Capitalism, Socialism and the Environment
- Author: Hugh Stretton
- Language: English
- Genre: Non-fiction
- Publisher: Cambridge University Press
- Publication date: 1976
- Publication place: England
- Media type: Print
- Pages: 332
- Awards: 1976 The Age Book of the Year Awards – Non-Fiction Award, and co-winner of the The Age Book of the Year
- ISBN: 0521210577

= Capitalism, Socialism and the Environment =

1976 non-fiction book by Hugh Stretton

Capitalism, Socialism and the Environment (1976) is a non-fiction book by Australian historian Hugh Stretton. It was originally published in England by Cambridge University Press.

The book was the winner of the 1976 The Age Book of the Year Awards – Non-Fiction Award, and co-winner of the The Age Book of the Year with A Late Picking: Poems 1965–1974 by A. D. Hope.

==Background==
The author of this volume described it as a "book about the distribution of environmental goods: the shares that go to rich and poor in the developed democracies of Europe, North America, Japan and Australasia.

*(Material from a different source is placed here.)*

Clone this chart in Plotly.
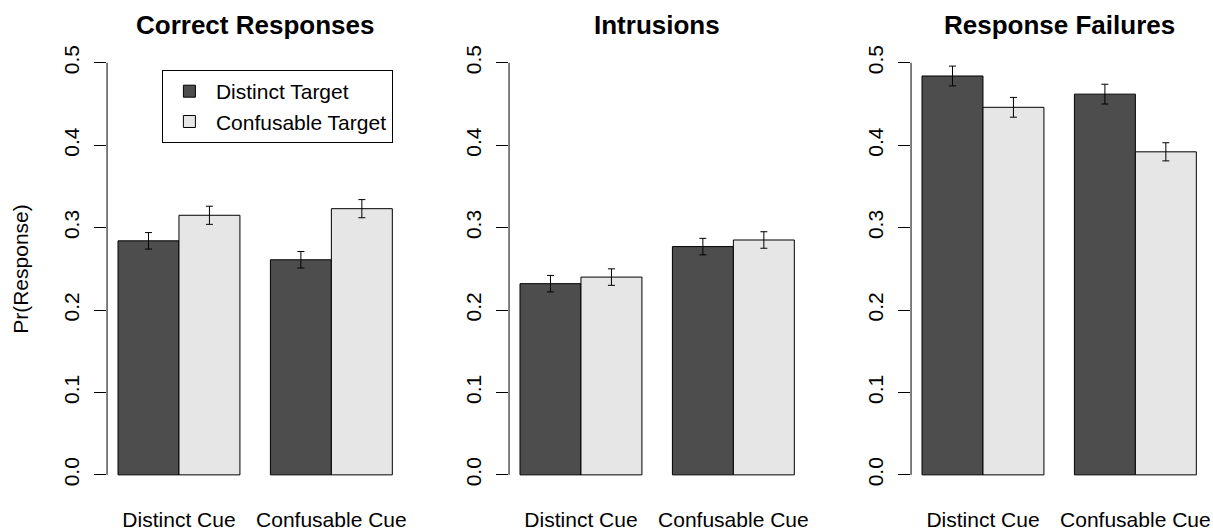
import plotly.graph_objects as go

# ---------------- data ----------------
cues = ["Distinct Cue", "Confusable Cue"]
targets = ["Distinct Target", "Confusable Target"]
panel_titles = ["Correct Responses", "Intrusions", "Response Failures"]

correct_distinct = [0.284, 0.261]
correct_confusable = [0.315, 0.323]
correct_err_distinct = [0.010, 0.010]
correct_err_confusable = [0.011, 0.011]

intrusion_distinct = [0.232, 0.277]
intrusion_confusable = [0.240, 0.285]
intrusion_err_distinct = [0.010, 0.010]
intrusion_err_confusable = [0.010, 0.010]

failure_distinct = [0.484, 0.462]
failure_confusable = [0.446, 0.392]
failure_err_distinct = [0.012, 0.012]
failure_err_confusable = [0.012, 0.011]

y_ticks = [0.0, 0.1, 0.2, 0.3, 0.4, 0.5]

# ---------------- style ----------------
DARK = "#4D4D4D"
LIGHT = "#E6E6E6"
FONT = "Liberation Sans, Arial, sans-serif"
W, H = 1213, 531

panels = [
    (correct_distinct, correct_confusable, correct_err_distinct, correct_err_confusable),
    (intrusion_distinct, intrusion_confusable, intrusion_err_distinct, intrusion_err_confusable),
    (failure_distinct, failure_confusable, failure_err_distinct, failure_err_confusable),
]

fig = go.Figure()

# plot-region geometry (pixels)
left0, step, pw = 107.3, 403.0, 297.0
y_bot_px, y_top_px = 492.2, 45.5
ydom = [(H - y_bot_px) / H, (H - y_top_px) / H]

layout = dict(
    width=W, height=H, autosize=False,
    margin=dict(l=0, r=0, t=0, b=0),
    paper_bgcolor="white", plot_bgcolor="white",
    font=dict(family=FONT, size=21, color="black"),
    barmode="group", bargap=0.2, bargroupgap=0.0,
    showlegend=True,
    legend=dict(
        x=162.3 / W, y=1 - 69.3 / H, xanchor="left", yanchor="top",
        bordercolor="black", borderwidth=1, bgcolor="white",
        font=dict(family=FONT, size=21, color="black"),
        tracegroupgap=0, itemwidth=43,
    ),
)

annotations = []
shapes = []

for i, (d_vals, c_vals, d_err, c_err) in enumerate(panels):
    n = "" if i == 0 else str(i + 1)
    xa, ya = "x" + n, "y" + n
    for name, vals, err, col in [
        (targets[0], d_vals, d_err, DARK),
        (targets[1], c_vals, c_err, LIGHT),
    ]:
        fig.add_trace(go.Bar(
            x=cues, y=vals, name=name, xaxis=xa, yaxis=ya,
            marker=dict(color=col, line=dict(color="black", width=1)),
            error_y=dict(type="data", array=err, visible=True,
                         color="black", thickness=1, width=3.5),
            showlegend=(i == 0), legendgroup=name,
            offsetgroup=name,
        ))
    lx = left0 + step * i
    layout["xaxis" + n] = dict(
        domain=[lx / W, (lx + pw) / W], anchor=ya, type="category",
        range=[-0.472, 1.472], showgrid=False, zeroline=False,
        showline=False, ticks="", tickfont=dict(size=21, family=FONT, color="black"),
        ticklabelstandoff=14,
    )
    layout["yaxis" + n] = dict(
        domain=ydom, anchor=xa, range=[-0.02, 0.52],
        tickvals=y_ticks, ticktext=[f"{v:.1f}" for v in y_ticks],
        ticks="outside", ticklen=12, tickwidth=1, tickcolor="black",
        tickangle=-90, showgrid=False, zeroline=False, showline=False,
        tickfont=dict(size=21, family=FONT, color="black"),
        ticklabelstandoff=7,
    )
    # R-style axis line spanning only the tick range
    shapes.append(dict(
        type="line", xref=xa + " domain", yref=ya,
        x0=0, x1=0, y0=y_ticks[0], y1=y_ticks[-1],
        line=dict(color="black", width=1),
    ))
    annotations.append(dict(
        text="<b>" + panel_titles[i] + "</b>", xref="paper", yref="paper",
        x=(lx + pw / 2) / W, y=1 - 24 / H, xanchor="center", yanchor="middle",
        showarrow=False, font=dict(size=26, family=FONT, color="black"),
    ))

annotations.append(dict(
    text="Pr(Response)", xref="paper", yref="paper",
    x=21 / W, y=1 - ((y_bot_px + y_top_px) / 2) / H,
    xanchor="center", yanchor="middle", textangle=-90, showarrow=False,
    font=dict(size=21, family=FONT, color="black"),
))

layout["annotations"] = annotations
layout["shapes"] = shapes
fig.update_layout(**layout)

fig.write_html("out.html")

"It argues that conflicts about inflation, inequality and scarce resources are parts of one central problem
of democratic distribution".

==Critical reception==
In a review of the book for The Canberra Times Warwick Bracken noted that it concentrates "exclusively on the developed western economies. The Third World is somehow assumed not to exist, or not to matter, or to have its future determined by the developed countries anyhow." The review concluded that the volume was "a vigorous, provocative presentation of the issues within a Leftist ideology."